▸ WHAT IS EXPECTED
From the entries provided below, copy each line that contains the word "chart".

▸ DATA IN THIS EXERCISE
#####
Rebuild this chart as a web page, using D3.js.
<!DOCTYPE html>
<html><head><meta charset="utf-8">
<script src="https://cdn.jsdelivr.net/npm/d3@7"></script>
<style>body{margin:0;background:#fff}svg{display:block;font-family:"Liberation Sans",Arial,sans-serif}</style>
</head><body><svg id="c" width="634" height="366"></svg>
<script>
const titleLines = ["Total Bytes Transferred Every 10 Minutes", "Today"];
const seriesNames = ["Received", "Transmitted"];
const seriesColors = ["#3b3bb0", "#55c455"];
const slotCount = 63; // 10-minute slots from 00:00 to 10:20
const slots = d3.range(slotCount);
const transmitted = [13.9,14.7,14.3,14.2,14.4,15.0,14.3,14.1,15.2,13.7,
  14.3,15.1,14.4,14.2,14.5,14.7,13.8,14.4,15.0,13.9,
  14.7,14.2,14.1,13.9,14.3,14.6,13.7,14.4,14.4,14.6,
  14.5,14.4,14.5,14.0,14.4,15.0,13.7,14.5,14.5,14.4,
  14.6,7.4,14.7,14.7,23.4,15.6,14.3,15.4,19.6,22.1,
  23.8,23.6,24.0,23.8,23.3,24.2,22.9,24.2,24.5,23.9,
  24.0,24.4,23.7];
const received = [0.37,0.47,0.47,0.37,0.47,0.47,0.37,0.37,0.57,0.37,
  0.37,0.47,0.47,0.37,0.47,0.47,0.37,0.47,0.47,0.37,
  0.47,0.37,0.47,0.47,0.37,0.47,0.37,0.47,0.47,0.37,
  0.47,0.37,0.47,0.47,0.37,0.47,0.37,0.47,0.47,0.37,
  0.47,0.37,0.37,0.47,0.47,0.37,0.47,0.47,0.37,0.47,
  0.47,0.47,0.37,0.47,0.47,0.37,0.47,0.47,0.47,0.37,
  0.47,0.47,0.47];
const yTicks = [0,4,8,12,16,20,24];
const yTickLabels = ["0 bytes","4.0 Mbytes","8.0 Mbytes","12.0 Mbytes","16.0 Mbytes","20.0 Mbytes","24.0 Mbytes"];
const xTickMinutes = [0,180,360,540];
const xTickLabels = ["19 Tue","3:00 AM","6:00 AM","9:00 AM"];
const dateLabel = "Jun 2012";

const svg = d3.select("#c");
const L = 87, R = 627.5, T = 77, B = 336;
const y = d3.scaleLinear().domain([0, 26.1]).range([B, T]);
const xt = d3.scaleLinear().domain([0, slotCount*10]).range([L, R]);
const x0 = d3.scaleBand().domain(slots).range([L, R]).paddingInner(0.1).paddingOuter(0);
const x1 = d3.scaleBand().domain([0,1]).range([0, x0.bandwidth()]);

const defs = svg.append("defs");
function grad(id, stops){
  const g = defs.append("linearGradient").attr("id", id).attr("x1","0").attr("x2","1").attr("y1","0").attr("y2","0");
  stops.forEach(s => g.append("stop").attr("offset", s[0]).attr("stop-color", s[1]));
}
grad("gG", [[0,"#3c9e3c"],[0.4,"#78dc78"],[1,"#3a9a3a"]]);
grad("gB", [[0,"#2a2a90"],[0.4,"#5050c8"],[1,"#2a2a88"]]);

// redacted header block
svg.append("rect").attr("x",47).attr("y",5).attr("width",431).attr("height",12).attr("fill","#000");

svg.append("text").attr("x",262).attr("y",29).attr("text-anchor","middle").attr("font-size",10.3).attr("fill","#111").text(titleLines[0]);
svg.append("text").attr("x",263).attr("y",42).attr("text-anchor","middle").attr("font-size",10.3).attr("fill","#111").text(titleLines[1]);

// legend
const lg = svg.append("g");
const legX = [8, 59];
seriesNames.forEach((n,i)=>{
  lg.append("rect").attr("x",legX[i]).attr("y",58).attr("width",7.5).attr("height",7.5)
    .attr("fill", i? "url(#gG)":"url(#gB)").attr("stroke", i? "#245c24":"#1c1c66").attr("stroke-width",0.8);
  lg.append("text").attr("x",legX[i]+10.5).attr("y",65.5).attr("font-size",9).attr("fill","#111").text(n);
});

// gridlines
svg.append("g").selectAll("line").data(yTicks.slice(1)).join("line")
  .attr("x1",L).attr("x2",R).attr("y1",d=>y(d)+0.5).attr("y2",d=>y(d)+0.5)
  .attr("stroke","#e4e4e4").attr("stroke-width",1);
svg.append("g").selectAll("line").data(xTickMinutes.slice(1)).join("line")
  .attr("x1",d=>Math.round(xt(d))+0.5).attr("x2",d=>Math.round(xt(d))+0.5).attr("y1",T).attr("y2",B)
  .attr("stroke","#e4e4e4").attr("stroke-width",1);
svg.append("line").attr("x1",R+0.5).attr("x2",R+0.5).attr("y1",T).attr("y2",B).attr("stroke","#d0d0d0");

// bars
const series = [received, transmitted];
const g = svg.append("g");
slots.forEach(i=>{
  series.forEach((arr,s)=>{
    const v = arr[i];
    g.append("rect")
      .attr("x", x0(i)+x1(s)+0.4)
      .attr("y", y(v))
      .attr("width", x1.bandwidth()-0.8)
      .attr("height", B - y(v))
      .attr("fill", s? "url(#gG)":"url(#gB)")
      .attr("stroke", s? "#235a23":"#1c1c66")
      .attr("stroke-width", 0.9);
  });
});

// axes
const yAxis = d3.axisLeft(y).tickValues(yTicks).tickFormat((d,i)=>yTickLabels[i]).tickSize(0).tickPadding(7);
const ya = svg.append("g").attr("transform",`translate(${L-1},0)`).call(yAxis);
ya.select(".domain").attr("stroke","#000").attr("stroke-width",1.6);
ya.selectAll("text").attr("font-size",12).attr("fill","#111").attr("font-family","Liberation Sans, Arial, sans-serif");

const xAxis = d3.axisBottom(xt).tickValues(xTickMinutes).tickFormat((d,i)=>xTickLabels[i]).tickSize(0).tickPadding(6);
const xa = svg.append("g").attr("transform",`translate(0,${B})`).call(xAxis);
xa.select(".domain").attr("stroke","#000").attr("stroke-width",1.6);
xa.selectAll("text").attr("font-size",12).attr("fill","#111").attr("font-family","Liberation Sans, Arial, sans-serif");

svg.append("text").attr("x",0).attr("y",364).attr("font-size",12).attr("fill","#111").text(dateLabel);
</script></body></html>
#####
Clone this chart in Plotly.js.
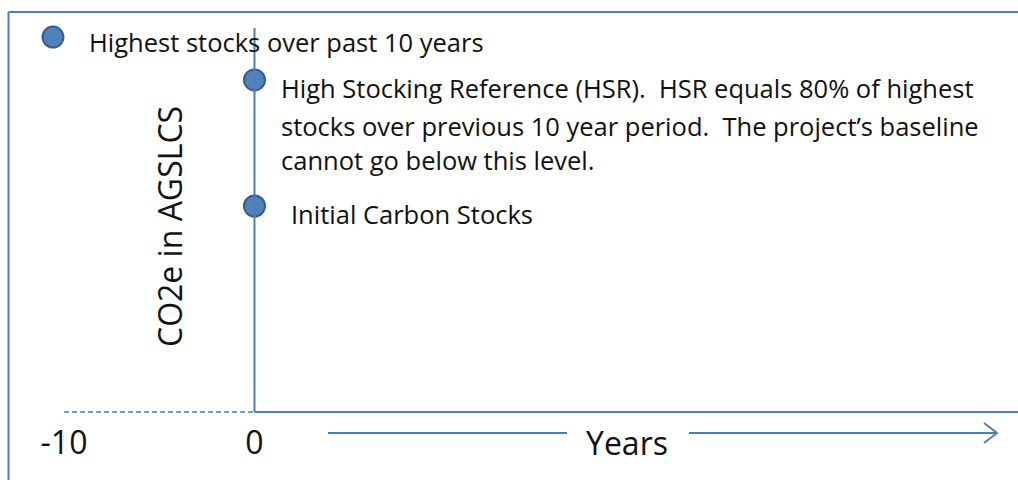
#####
▸ OUTPUT FOR THIS EXERCISE
Rebuild this chart as a web page, using D3.js.
Clone this chart in Plotly.js.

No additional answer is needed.